### Task objective
Provide again, from the entries below, every line from the one containing "Recreate this image" through the one containing "plt.rcParams['font.family'] = ['Lato', 'DejaVu", exactly as written, and no other line.

### Information given
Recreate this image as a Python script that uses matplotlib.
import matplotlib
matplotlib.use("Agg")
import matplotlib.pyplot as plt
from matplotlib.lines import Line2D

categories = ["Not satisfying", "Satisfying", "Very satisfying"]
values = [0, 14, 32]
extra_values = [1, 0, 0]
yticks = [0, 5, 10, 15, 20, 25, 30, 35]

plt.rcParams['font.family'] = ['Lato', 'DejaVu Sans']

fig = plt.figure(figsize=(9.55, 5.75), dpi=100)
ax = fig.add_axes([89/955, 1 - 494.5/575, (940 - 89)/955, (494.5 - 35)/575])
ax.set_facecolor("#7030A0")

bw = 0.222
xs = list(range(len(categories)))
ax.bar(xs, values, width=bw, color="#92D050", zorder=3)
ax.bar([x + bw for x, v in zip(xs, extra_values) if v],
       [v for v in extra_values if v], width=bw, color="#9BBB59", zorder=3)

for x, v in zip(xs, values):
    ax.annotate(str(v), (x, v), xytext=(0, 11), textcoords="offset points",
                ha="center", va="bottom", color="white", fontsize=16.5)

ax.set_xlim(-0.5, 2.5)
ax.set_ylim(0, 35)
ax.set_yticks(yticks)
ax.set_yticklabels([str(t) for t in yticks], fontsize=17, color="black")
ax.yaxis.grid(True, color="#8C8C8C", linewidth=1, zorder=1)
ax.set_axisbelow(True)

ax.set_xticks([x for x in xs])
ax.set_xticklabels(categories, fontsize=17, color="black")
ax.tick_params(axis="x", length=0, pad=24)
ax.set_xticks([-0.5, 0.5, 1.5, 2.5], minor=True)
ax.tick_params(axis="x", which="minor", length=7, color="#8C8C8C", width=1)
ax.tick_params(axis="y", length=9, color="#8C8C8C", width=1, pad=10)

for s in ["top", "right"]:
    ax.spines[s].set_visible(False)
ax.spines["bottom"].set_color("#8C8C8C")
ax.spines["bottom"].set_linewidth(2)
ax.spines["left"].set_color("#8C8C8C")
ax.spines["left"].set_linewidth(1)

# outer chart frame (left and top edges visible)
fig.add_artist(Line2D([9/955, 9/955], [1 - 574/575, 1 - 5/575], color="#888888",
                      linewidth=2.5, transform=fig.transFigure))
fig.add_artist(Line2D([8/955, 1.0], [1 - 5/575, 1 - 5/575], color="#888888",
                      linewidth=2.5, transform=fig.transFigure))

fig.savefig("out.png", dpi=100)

...

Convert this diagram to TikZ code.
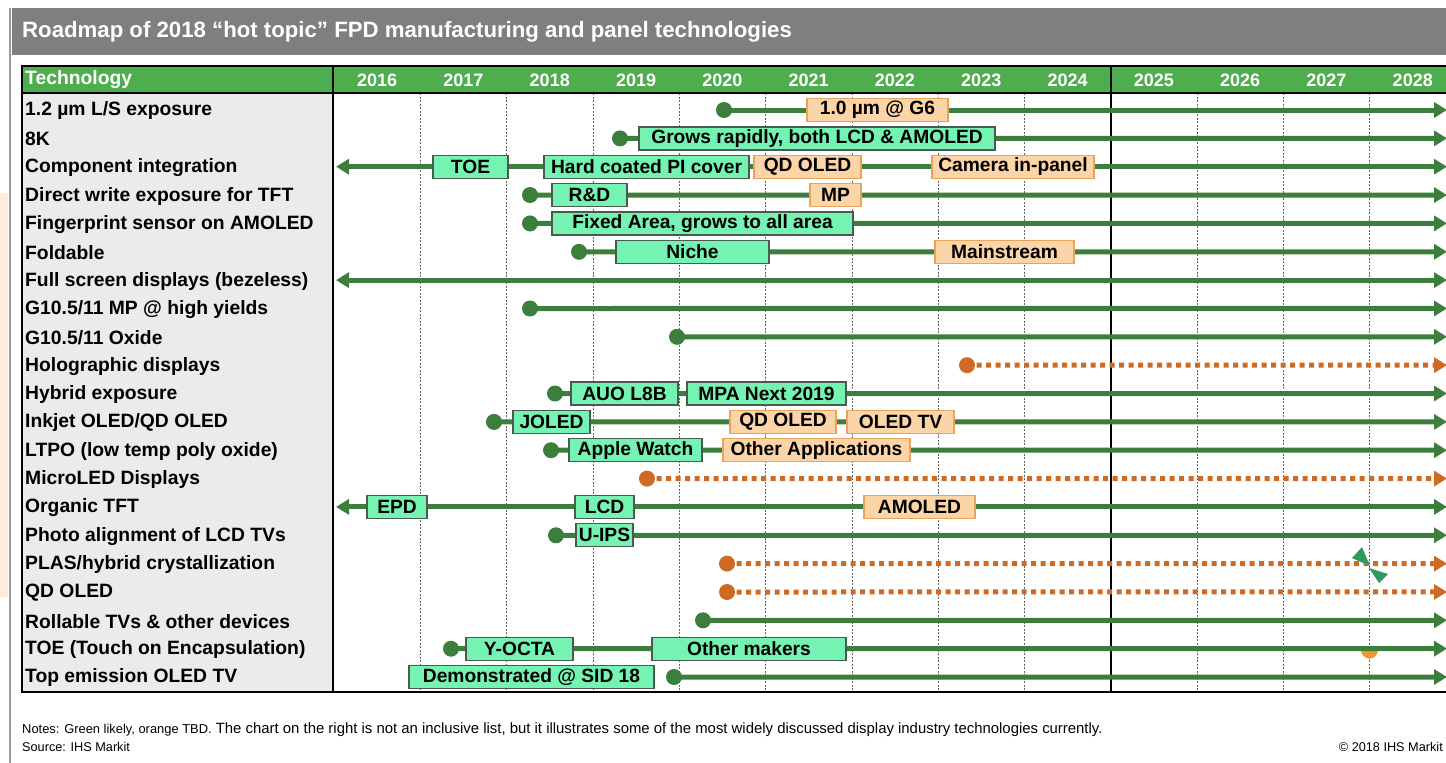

### Result below
Recreate this image as a Python script that uses matplotlib.
import matplotlib
matplotlib.use("Agg")
import matplotlib.pyplot as plt
from matplotlib.lines import Line2D

categories = ["Not satisfying", "Satisfying", "Very satisfying"]
values = [0, 14, 32]
extra_values = [1, 0, 0]
yticks = [0, 5, 10, 15, 20, 25, 30, 35]

plt.rcParams['font.family'] = ['Lato', 'DejaVu Sans']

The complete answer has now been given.